#### Description of the task:
Your task is to give the listing below back word for word, pictures excluded.

#### Given data:
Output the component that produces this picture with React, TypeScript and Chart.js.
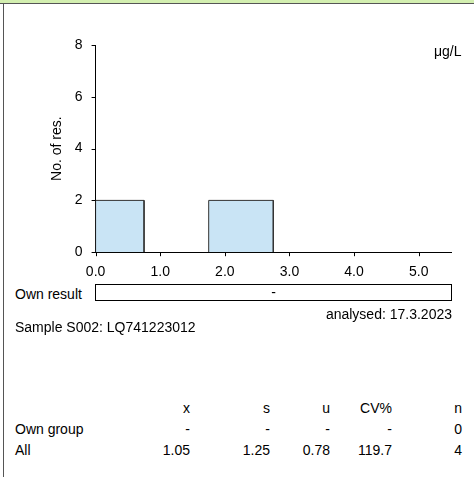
import { useEffect, useRef } from "react";
import { Chart, registerables } from "chart.js";

Chart.register(...registerables);

const binStart = [0, 1.75];
const binEnd = [0.75, 2.75];
const binCount = [2, 2];
const yTicks = [0, 2, 4, 6, 8];
const xTicks = [0, 1, 2, 3, 4, 5];

const statHeads = ["x", "s", "u", "CV%", "n"];
const ownGroup = ["-", "-", "-", "-", "0"];
const allGroup = ["1.05", "1.25", "0.78", "119.7", "4"];
const colRight = [190, 270, 330, 392, 462];

const font = "'Liberation Sans', Arial, sans-serif";

const App = () => {
  const chartRef = useRef<HTMLCanvasElement | null>(null);
  const chartInstanceRef = useRef<Chart | null>(null);

  useEffect(() => {
    if (!chartRef.current) return;
    const ctx = chartRef.current.getContext("2d");
    if (!ctx) return;
    if (chartInstanceRef.current) chartInstanceRef.current.destroy();

    const datasets = binCount.map((c, i) => ({
      data: [
        { x: binStart[i], y: 0 },
        { x: binStart[i], y: c },
        { x: binEnd[i], y: c },
        { x: binEnd[i], y: 0 },
      ],
      borderColor: "#333",
      borderWidth: 1,
      backgroundColor: "#c9e4f5",
      fill: "origin",
      pointRadius: 0,
      tension: 0,
    }));

    chartInstanceRef.current = new Chart(ctx, {
      type: "line",
      data: { datasets },
      options: {
        animation: false,
        responsive: false,
        maintainAspectRatio: false,
        layout: { padding: { top: 45, right: 23, left: 45, bottom: 0 } },
        plugins: { legend: { display: false }, tooltip: { enabled: false } },
        scales: {
          x: {
            type: "linear",
            min: 0,
            max: 5.5,
            afterBuildTicks: (s: any) => {
              s.ticks = xTicks.map((v) => ({ value: v }));
            },
            grid: { display: false },
            border: { color: "#000", width: 1 },
            ticks: {
              color: "#000",
              font: { family: font, size: 14 },
              padding: 4,
              callback: (v: any) => Number(v).toFixed(1),
            },
          },
          y: {
            min: 0,
            max: 8,
            afterBuildTicks: (s: any) => {
              s.ticks = yTicks.map((v) => ({ value: v }));
            },
            grid: { display: false },
            border: { color: "#000", width: 1 },
            title: {
              display: true,
              text: "No. of res.",
              color: "#000",
              font: { family: font, size: 14 },
              padding: 4,
            },
            ticks: { color: "#000", font: { family: font, size: 14 }, padding: 5 },
          },
        },
      },
      plugins: [
        {
          id: "tickMarks",
          afterDraw: (chart: any) => {
            const c = chart.ctx;
            const xs = chart.scales.x;
            const ys = chart.scales.y;
            c.save();
            c.strokeStyle = "#000";
            c.lineWidth = 1;
            c.beginPath();
            xTicks.forEach((v) => {
              const px = Math.round(xs.getPixelForValue(v)) + 0.5;
              c.moveTo(px, ys.bottom);
              c.lineTo(px, ys.bottom + 4);
            });
            yTicks.forEach((v) => {
              const py = Math.round(ys.getPixelForValue(v)) + 0.5;
              c.moveTo(xs.left - 4, py);
              c.lineTo(xs.left, py);
            });
            c.stroke();
            c.restore();
          },
        },
      ],
    });

    return () => {
      if (chartInstanceRef.current) chartInstanceRef.current.destroy();
    };
  }, []);

  const abs = (x: number, y: number, extra: any = {}) => ({
    position: "absolute" as const,
    left: x,
    top: y,
    whiteSpace: "nowrap" as const,
    ...extra,
  });

  return (
    <div
      style={{
        position: "fixed",
        left: 0,
        top: 0,
        width: 474,
        height: 477,
        background: "#fff",
        fontFamily: font,
        fontSize: 14,
        color: "#000",
        overflow: "hidden",
      }}
    >
      <div style={abs(0, 0, { width: 474, height: 3, background: "#d3efb0", borderBottom: "1px solid #555" })} />
      <div style={abs(3, 3, { width: 1, height: 474, background: "#555" })} />
      <canvas ref={chartRef} width={474} height={285} style={abs(0, 0, { width: 474, height: 285 })} />
      <div style={abs(434, 43)}>μg/L</div>
      <div style={abs(15, 286)}>Own result</div>
      <div
        style={abs(95, 284, {
          width: 355,
          height: 15,
          border: "1px solid #000",
          textAlign: "center",
          lineHeight: "15px",
        })}
      >
        -
      </div>
      <div style={abs(0, 306, { width: 452, textAlign: "right" })}>analysed: 17.3.2023</div>
      <div style={abs(15, 319)}>Sample S002: LQ741223012</div>
      {[statHeads, ownGroup, allGroup].map((row, r) => (
        <div key={r}>
          {r === 1 && <div style={abs(15, 400 + r * 21)}>Own group</div>}
          {r === 2 && <div style={abs(15, 400 + r * 21)}>All</div>}
          {row.map((v, i) => (
            <div key={i} style={abs(colRight[i] - 80, 400 + r * 21, { width: 80, textAlign: "right" })}>
              {v}
            </div>
          ))}
        </div>
      ))}
    </div>
  );
};

export default App;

#### Task response:
Output the component that produces this picture with React, TypeScript and Chart.js.
import { useEffect, useRef } from "react";
import { Chart, registerables } from "chart.js";

Chart.register(...registerables);

const binStart = [0, 1.75];
const binEnd = [0.75, 2.75];
const binCount = [2, 2];
const yTicks = [0, 2, 4, 6, 8];
const xTicks = [0, 1, 2, 3, 4, 5];

const statHeads = ["x", "s", "u", "CV%", "n"];
const ownGroup = ["-", "-", "-", "-", "0"];
const allGroup = ["1.05", "1.25", "0.78", "119.7", "4"];
const colRight = [190, 270, 330, 392, 462];

const font = "'Liberation Sans', Arial, sans-serif";

const App = () => {
  const chartRef = useRef<HTMLCanvasElement | null>(null);
  const chartInstanceRef = useRef<Chart | null>(null);

  useEffect(() => {
    if (!chartRef.current) return;
    const ctx = chartRef.current.getContext("2d");
    if (!ctx) return;
    if (chartInstanceRef.current) chartInstanceRef.current.destroy();

    const datasets = binCount.map((c, i) => ({
      data: [
        { x: binStart[i], y: 0 },
        { x: binStart[i], y: c },
        { x: binEnd[i], y: c },
        { x: binEnd[i], y: 0 },
      ],
      borderColor: "#333",
      borderWidth: 1,
      backgroundColor: "#c9e4f5",
      fill: "origin",
      pointRadius: 0,
      tension: 0,
    }));

    chartInstanceRef.current = new Chart(ctx, {
      type: "line",
      data: { datasets },
      options: {
        animation: false,
        responsive: false,
        maintainAspectRatio: false,
        layout: { padding: { top: 45, right: 23, left: 45, bottom: 0 } },
        plugins: { legend: { display: false }, tooltip: { enabled: false } },
        scales: {
          x: {
            type: "linear",
            min: 0,
            max: 5.5,
            afterBuildTicks: (s: any) => {
              s.ticks = xTicks.map((v) => ({ value: v }));
            },
            grid: { display: false },
            border: { color: "#000", width: 1 },
            ticks: {
              color: "#000",
              font: { family: font, size: 14 },
              padding: 4,
              callback: (v: any) => Number(v).toFixed(1),
            },
          },
          y: {
            min: 0,
            max: 8,
            afterBuildTicks: (s: any) => {
              s.ticks = yTicks.map((v) => ({ value: v }));
            },
            grid: { display: false },
            border: { color: "#000", width: 1 },
            title: {
              display: true,
              text: "No. of res.",
              color: "#000",
              font: { family: font, size: 14 },
              padding: 4,
            },
            ticks: { color: "#000", font: { family: font, size: 14 }, padding: 5 },
          },
        },
      },
      plugins: [
        {
          id: "tickMarks",
          afterDraw: (chart: any) => {
            const c = chart.ctx;
            const xs = chart.scales.x;
            const ys = chart.scales.y;
            c.save();
            c.strokeStyle = "#000";
            c.lineWidth = 1;
            c.beginPath();
            xTicks.forEach((v) => {
              const px = Math.round(xs.getPixelForValue(v)) + 0.5;
              c.moveTo(px, ys.bottom);
              c.lineTo(px, ys.bottom + 4);
            });
            yTicks.forEach((v) => {
              const py = Math.round(ys.getPixelForValue(v)) + 0.5;
              c.moveTo(xs.left - 4, py);
              c.lineTo(xs.left, py);
            });
            c.stroke();
            c.restore();
          },
        },
      ],
    });

    return () => {
      if (chartInstanceRef.current) chartInstanceRef.current.destroy();
    };
  }, []);

  const abs = (x: number, y: number, extra: any = {}) => ({
    position: "absolute" as const,
    left: x,
    top: y,
    whiteSpace: "nowrap" as const,
    ...extra,
  });

  return (
    <div
      style={{
        position: "fixed",
        left: 0,
        top: 0,
        width: 474,
        height: 477,
        background: "#fff",
        fontFamily: font,
        fontSize: 14,
        color: "#000",
        overflow: "hidden",
      }}
    >
      <div style={abs(0, 0, { width: 474, height: 3, background: "#d3efb0", borderBottom: "1px solid #555" })} />
      <div style={abs(3, 3, { width: 1, height: 474, background: "#555" })} />
      <canvas ref={chartRef} width={474} height={285} style={abs(0, 0, { width: 474, height: 285 })} />
      <div style={abs(434, 43)}>μg/L</div>
      <div style={abs(15, 286)}>Own result</div>
      <div
        style={abs(95, 284, {
          width: 355,
          height: 15,
          border: "1px solid #000",
          textAlign: "center",
          lineHeight: "15px",
        })}
      >
        -
      </div>
      <div style={abs(0, 306, { width: 452, textAlign: "right" })}>analysed: 17.3.2023</div>
      <div style={abs(15, 319)}>Sample S002: LQ741223012</div>
      {[statHeads, ownGroup, allGroup].map((row, r) => (
        <div key={r}>
          {r === 1 && <div style={abs(15, 400 + r * 21)}>Own group</div>}
          {r === 2 && <div style={abs(15, 400 + r * 21)}>All</div>}
          {row.map((v, i) => (
            <div key={i} style={abs(colRight[i] - 80, 400 + r * 21, { width: 80, textAlign: "right" })}>
              {v}
            </div>
          ))}
        </div>
      ))}
    </div>
  );
};

export default App;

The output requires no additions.